*TASK REQUIREMENTS*
All lines from the beginning of the listing through the line with "from matplotlib.ticker import MultipleLocator" are to be copied word for word; the pictures are not.
--
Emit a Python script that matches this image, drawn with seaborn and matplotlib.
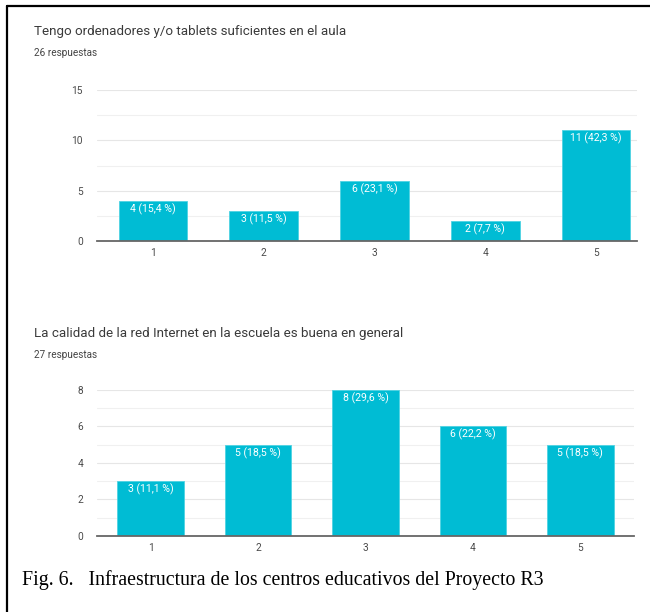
import numpy as np
import pandas as pd
import seaborn as sns
import matplotlib.pyplot as plt
from matplotlib.lines import Line2D
from matplotlib.ticker import MultipleLocator

# data
scale_labels = ["1", "2", "3", "4", "5"]
title_1 = "Tengo ordenadores y/o tablets suficientes en el aula"
answers_1 = "26 respuestas"
counts_1 = [4, 3, 6, 2, 11]
pct_1 = ["15,4", "11,5", "23,1", "7,7", "42,3"]
title_2 = "La calidad de la red Internet en la escuela es buena en general"
answers_2 = "27 respuestas"
counts_2 = [3, 5, 8, 6, 5]
pct_2 = ["11,1", "18,5", "29,6", "22,2", "18,5"]
caption = "Fig. 6.   Infraestructura de los centros educativos del Proyecto R3"

sns.set_theme(style="white")
plt.rcParams['font.family'] = ['Roboto', 'DejaVu Sans']

bar_color = "#00bcd4"
fig = plt.figure(figsize=(6.5, 6.12), dpi=100)


def draw_chart(rect, counts, pct, ymax, major, xlim):
    ax = fig.add_axes(rect)
    df = pd.DataFrame({"opcion": scale_labels, "n": counts})
    sns.barplot(data=df, x="opcion", y="n", color=bar_color, saturation=1,
                width=0.62, edgecolor="#4fd3e3", linewidth=0.6, ax=ax, zorder=3)
    ax.set_ylim(0, ymax)
    ax.set_xlim(*xlim)
    ax.yaxis.set_major_locator(MultipleLocator(major))
    ax.yaxis.set_minor_locator(MultipleLocator(major / 2))
    ax.grid(axis="y", which="major", color="#e6e6e6", linewidth=0.8, zorder=0)
    ax.grid(axis="y", which="minor", color="#f0f0f0", linewidth=0.8, zorder=0)
    ax.set_axisbelow(True)
    for s in ["top", "right", "left"]:
        ax.spines[s].set_visible(False)
    ax.spines["bottom"].set_color("#666666")
    ax.spines["bottom"].set_linewidth(1.3)
    ax.spines["bottom"].set_zorder(4)
    ax.set_xlabel("")
    ax.set_ylabel("")
    ax.tick_params(axis="both", which="both", length=0, labelsize=7.3,
                   labelcolor="#4a4a4a")
    ax.tick_params(axis="y", pad=10)
    ax.tick_params(axis="x", pad=5)
    labels = [f"{c} ({p} %)" for c, p in zip(counts, pct)]
    ax.bar_label(ax.containers[0], labels=labels, padding=-10, color="white",
                 fontsize=7.6, zorder=5)
    return ax


draw_chart([0.1492, 0.6062, 0.8308, 0.2467], counts_1, pct_1, 15, 5, (-0.506, 4.37))
draw_chart([0.1492, 0.1242, 0.8262, 0.2386], counts_2, pct_2, 8, 2, (-0.5, 4.5))

fig.text(34 / 650, 1 - 31 / 612, title_1, fontsize=9.6, color="#3a3a3a", va="center")
fig.text(34 / 650, 1 - 53 / 612, answers_1, fontsize=7.2, color="#444444", va="center")
fig.text(34 / 650, 1 - 333 / 612, title_2, fontsize=9.6, color="#3a3a3a", va="center")
fig.text(34 / 650, 1 - 355 / 612, answers_2, fontsize=7.2, color="#444444", va="center")

fig.text(22 / 650, 1 - 580 / 612, caption, fontsize=14.3, color="black", va="center",
         family=["Liberation Serif", "DejaVu Serif"])

# frame lines (top and left only)
fig.add_artist(Line2D([0.0115, 1.0], [0.9894, 0.9894], color="black", linewidth=1.6,
                      transform=fig.transFigure))
fig.add_artist(Line2D([0.0115, 0.0115], [0.0, 0.9894], color="black", linewidth=1.6,
                      transform=fig.transFigure))

fig.savefig("out.png", dpi=100, facecolor="white")
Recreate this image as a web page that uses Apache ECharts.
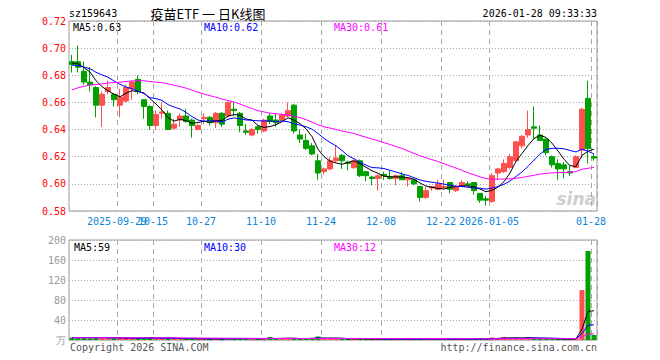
<!DOCTYPE html>
<html>
<head>
<meta charset="utf-8">
<script src="https://cdn.jsdelivr.net/npm/echarts@6/dist/echarts.min.js"></script>
<style>html,body{margin:0;padding:0;background:#fff}#c{width:660px;height:360px}</style>
</head>
<body>
<div id="c"></div>
<script>
const dates = ['2025-09-17','2025-09-18','2025-09-19','2025-09-22','2025-09-23','2025-09-24','2025-09-25','2025-09-26','2025-09-29','2025-09-30',
'2025-10-09','2025-10-10','2025-10-13','2025-10-14','2025-10-15','2025-10-16','2025-10-17','2025-10-20','2025-10-21','2025-10-22',
'2025-10-23','2025-10-24','2025-10-27','2025-10-28','2025-10-29','2025-10-30','2025-10-31','2025-11-03','2025-11-04','2025-11-05',
'2025-11-06','2025-11-07','2025-11-10','2025-11-11','2025-11-12','2025-11-13','2025-11-14','2025-11-17','2025-11-18','2025-11-19',
'2025-11-20','2025-11-21','2025-11-24','2025-11-25','2025-11-26','2025-11-27','2025-11-28','2025-12-01','2025-12-02','2025-12-03',
'2025-12-04','2025-12-05','2025-12-08','2025-12-09','2025-12-10','2025-12-11','2025-12-12','2025-12-15','2025-12-16','2025-12-17',
'2025-12-18','2025-12-19','2025-12-22','2025-12-23','2025-12-24','2025-12-25','2025-12-26','2025-12-29','2025-12-30','2025-12-31',
'2026-01-05','2026-01-06','2026-01-07','2026-01-08','2026-01-09','2026-01-12','2026-01-13','2026-01-14','2026-01-15','2026-01-16',
'2026-01-19','2026-01-20','2026-01-21','2026-01-22','2026-01-23','2026-01-26','2026-01-27','2026-01-28'];

const opens = [.690,.690,.683,.675,.671,.658,.668,.666,.658,.661, .670,.677,.662,.657,.643,.652,.652,.641,.647,.650,
 .647,.640,.648,.649,.645,.652,.650,.655,.652,.639, .636,.642,.639,.650,.647,.647,.650,.658,.636,.632,
 .628,.617,.609,.611,.617,.621,.616,.612,.617,.609, .605,.604,.607,.605,.604,.606,.603,.603,.598,.590,
 .597,.596,.597,.601,.595,.598,.600,.601,.593,.589, .587,.608,.609,.612,.617,.628,.636,.642,.636,.633,
 .620,.615,.614,.609,.612,.625,.663,.620];
const closes = [.688,.686,.675,.673,.658,.666,.671,.662,.664,.671, .675,.668,.657,.643,.651,.653,.640,.644,.650,.646,
 .643,.643,.649,.645,.652,.644,.660,.654,.643,.638, .640,.640,.647,.646,.645,.651,.654,.639,.633,.626,
 .622,.608,.611,.617,.619,.617,.615,.617,.606,.606, .604,.606,.606,.604,.606,.603,.604,.600,.590,.595,
 .598,.600,.598,.596,.598,.601,.599,.595,.588,.588, .606,.611,.615,.620,.631,.635,.640,.641,.632,.623,
 .614,.611,.611,.608,.620,.655,.626,.619];
const highs = [.695,.702,.690,.686,.672,.668,.676,.667,.670,.673, .676,.680,.662,.658,.654,.660,.654,.648,.652,.655,
 .648,.644,.652,.650,.653,.653,.661,.660,.653,.644, .641,.643,.648,.652,.652,.652,.660,.659,.640,.637,
 .630,.622,.612,.620,.628,.622,.617,.618,.618,.609, .606,.607,.609,.610,.607,.609,.604,.603,.598,.598,
 .598,.603,.603,.601,.599,.603,.602,.601,.593,.591, .608,.612,.618,.622,.631,.636,.654,.657,.643,.633,
 .621,.618,.616,.614,.621,.656,.676,.622];
const lows = [.682,.682,.673,.668,.649,.642,.666,.657,.649,.660, .662,.666,.648,.640,.640,.648,.640,.640,.642,.645,
 .634,.640,.644,.643,.641,.642,.649,.650,.638,.636, .635,.637,.638,.644,.642,.646,.649,.637,.630,.625,
 .621,.603,.607,.610,.616,.611,.610,.611,.605,.602, .599,.595,.603,.603,.599,.603,.598,.599,.587,.589,
 .595,.595,.596,.593,.594,.598,.598,.592,.586,.584, .586,.603,.608,.611,.617,.626,.634,.633,.632,.621,
 .612,.603,.604,.606,.612,.619,.615,.617];
// volume, unit 万
const volumes = [5,6,4,3,6,5,3,3,4,4, 3,4,4,6,3,3,4,2,2,2, 3,2,2,2,3,2,4,3,3,3, 2,2,3,6,2,3,4,3,2,3,
 4,7,2,3,3,2,2,2,3,2, 2,2,2,2,2,2,2,2,3,2, 2,2,2,2,2,2,2,2,3,2, 5,4,6,4,3,3,6,4,2,2, 2,2,2,2,3,100,178,10];
// estimated closes / volumes of the 29 sessions before the window (needed for moving averages)
const priorCloses = [.640,.643,.645,.648,.650,.652,.653,.655,.656,.661, .660,.662,.661,.664,.665,.666,
 .674,.678,.682,.688,.690, .686,.684,.685,.685, .688,.690,.689,.690];
const priorVolumes = [4,5,4,5,4,4,5,4,5,4, 4,5,4,4,5,4,4,5,4,4, 5,4,4,5,4,5,4,5,5];

const tickDates = ['2025-09-29','2025-10-15','2025-10-27','2025-11-10','2025-11-24','2025-12-08','2025-12-22','2026-01-05','2026-01-28'];
const tickTexts = ['2025-09-29','10-15','10-27','11-10','11-24','12-08','12-22','2026-01-05','01-28'];
const priceTicks = {min: 0.58, max: 0.72, step: 0.02};
const volTicks = {min: 0, max: 200, step: 40};

function movingAvg(n, vals, prior) {
  const all = prior.concat(vals);
  const off = prior.length;
  return vals.map((v, i) => {
    let s = 0;
    for (let k = off + i - n + 1; k <= off + i; k++) s += all[k];
    return s / n;
  });
}
const ma5 = movingAvg(5, closes, priorCloses), ma10 = movingAvg(10, closes, priorCloses), ma30 = movingAvg(30, closes, priorCloses);
const vma5 = movingAvg(5, volumes, priorVolumes), vma10 = movingAvg(10, volumes, priorVolumes), vma30 = movingAvg(30, volumes, priorVolumes);
const last = dates.length - 1;

const tickIdx = new Set(tickDates.map(d => dates.indexOf(d)));
const tickMap = {}; tickDates.forEach((d, k) => tickMap[d] = tickTexts[k]);
// the first tick label overlaps the second one in the original; draw it on its own axis so it is not dropped
const firstTick = dates.indexOf(tickDates[0]);
const restIdx = new Set([...tickIdx].filter(i => i !== firstTick));

const MONO = 'DejaVu Sans Mono';
const RED = '#ff5050', GREEN = '#00a000';
const GRIDC = '#a8a8a8';

const chart = echarts.init(document.getElementById('c'), null, {renderer: 'svg'});

function txt(text, x, y, fill, align, font) {
  return {type: 'text', silent: true, style: {text, x, y, fill, textAlign: align || 'left', textVerticalAlign: 'middle', font: font || ('10px "' + MONO + '"')}};
}

const xCommon = {
  type: 'category', data: dates, boundaryGap: true, position: 'bottom', offset: 0,
  axisLine: {show: false}, axisTick: {show: false},
  splitLine: {show: true, interval: (i) => tickIdx.has(i), lineStyle: {color: GRIDC, type: [5, 4], width: 1}}
};
const labelCommon = {show: true, formatter: (v) => tickMap[v] || '', color: '#0b84d6',
  fontFamily: MONO, fontSize: 10, margin: 5, padding: [0, 6, 0, 0], hideOverlap: false};

chart.setOption({
  animation: false,
  backgroundColor: '#ffffff',
  grid: [
    {left: 69, top: 21, width: 528, height: 190, show: true, borderColor: '#999', borderWidth: 1, backgroundColor: 'transparent'},
    {left: 69, top: 240, width: 528, height: 100, show: true, borderColor: '#999', borderWidth: 1, backgroundColor: 'transparent'}
  ],
  xAxis: [
    Object.assign({}, xCommon, {gridIndex: 0, axisLabel: Object.assign({}, labelCommon, {interval: (i) => restIdx.has(i)})}),
    Object.assign({}, xCommon, {gridIndex: 1, axisLabel: {show: false}}),
    Object.assign({}, xCommon, {gridIndex: 0, splitLine: {show: false}, axisLabel: Object.assign({}, labelCommon, {interval: (i) => i === firstTick})})
  ],
  yAxis: [
    {type: 'value', gridIndex: 0, min: priceTicks.min, max: priceTicks.max, interval: priceTicks.step,
      axisLine: {show: false}, axisTick: {show: false},
      axisLabel: {color: '#ff0000', fontFamily: MONO, fontSize: 10, margin: 3, formatter: (v) => v.toFixed(2)},
      splitLine: {show: true, lineStyle: {color: GRIDC, type: [1, 2], width: 1}}},
    {type: 'value', gridIndex: 1, min: volTicks.min, max: volTicks.max, interval: volTicks.step,
      axisLine: {show: false}, axisTick: {show: false},
      axisLabel: {color: '#999999', fontFamily: MONO, fontSize: 10, margin: 3, formatter: (v) => v === 0 ? '万' : String(v)},
      splitLine: {show: true, lineStyle: {color: GRIDC, type: [1, 2], width: 1}}}
  ],
  series: [
    {type: 'candlestick', xAxisIndex: 0, yAxisIndex: 0, barWidth: 5,
      data: dates.map((d, i) => [opens[i], closes[i], lows[i], highs[i]]),
      itemStyle: {color: RED, color0: GREEN, borderColor: RED, borderColor0: GREEN, borderWidth: 1}},
    {type: 'line', xAxisIndex: 0, yAxisIndex: 0, data: ma5, symbol: 'none', silent: true, lineStyle: {color: '#000000', width: 1}},
    {type: 'line', xAxisIndex: 0, yAxisIndex: 0, data: ma10, symbol: 'none', silent: true, lineStyle: {color: '#0000ff', width: 1}},
    {type: 'line', xAxisIndex: 0, yAxisIndex: 0, data: ma30, symbol: 'none', silent: true, lineStyle: {color: '#ff00ff', width: 1}},
    {type: 'bar', xAxisIndex: 1, yAxisIndex: 1, barWidth: 5,
      data: volumes.map((v, i) => ({value: v, itemStyle: {color: closes[i] >= opens[i] ? RED : GREEN}}))},
    {type: 'line', xAxisIndex: 1, yAxisIndex: 1, data: vma5, symbol: 'none', silent: true, lineStyle: {color: '#000000', width: 1}},
    {type: 'line', xAxisIndex: 1, yAxisIndex: 1, data: vma10, symbol: 'none', silent: true, lineStyle: {color: '#0000ff', width: 1}},
    {type: 'line', xAxisIndex: 1, yAxisIndex: 1, data: vma30, symbol: 'none', silent: true, lineStyle: {color: '#ff00ff', width: 1}}
  ],
  graphic: [
    txt('sz159643', 69, 13, '#000'),
    txt('疫苗ETF 一 日K线图', 208, 13, '#000', 'center', '13px "Noto Sans CJK SC"'),
    txt('2026-01-28 09:33:33', 597, 13, '#000', 'right'),
    txt('MA5:' + ma5[last].toFixed(2), 73, 27, '#000'),
    txt('MA10:' + ma10[last].toFixed(2), 204, 27, '#0000ff'),
    txt('MA30:' + ma30[last].toFixed(2), 334, 27, '#ff00ff'),
    txt('MA5:' + Math.round(vma5[last]), 74, 247, '#000'),
    txt('MA10:' + Math.round(vma10[last]), 204, 247, '#0000ff'),
    txt('MA30:' + Math.round(vma30[last]), 334, 247, '#ff00ff'),
    txt('Copyright 2026 SINA.COM', 70, 347, '#555'),
    txt('http://finance.sina.com.cn', 597, 347, '#555', 'right'),
    txt('sina', 596, 199, '#cfcfcf', 'right', 'italic bold 17px "DejaVu Sans"')
  ]
});
</script>
</body>
</html>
--
*EXPECTED ANSWER*
Emit a Python script that matches this image, drawn with seaborn and matplotlib.
import numpy as np
import pandas as pd
import seaborn as sns
import matplotlib.pyplot as plt
from matplotlib.lines import Line2D
from matplotlib.ticker import MultipleLocator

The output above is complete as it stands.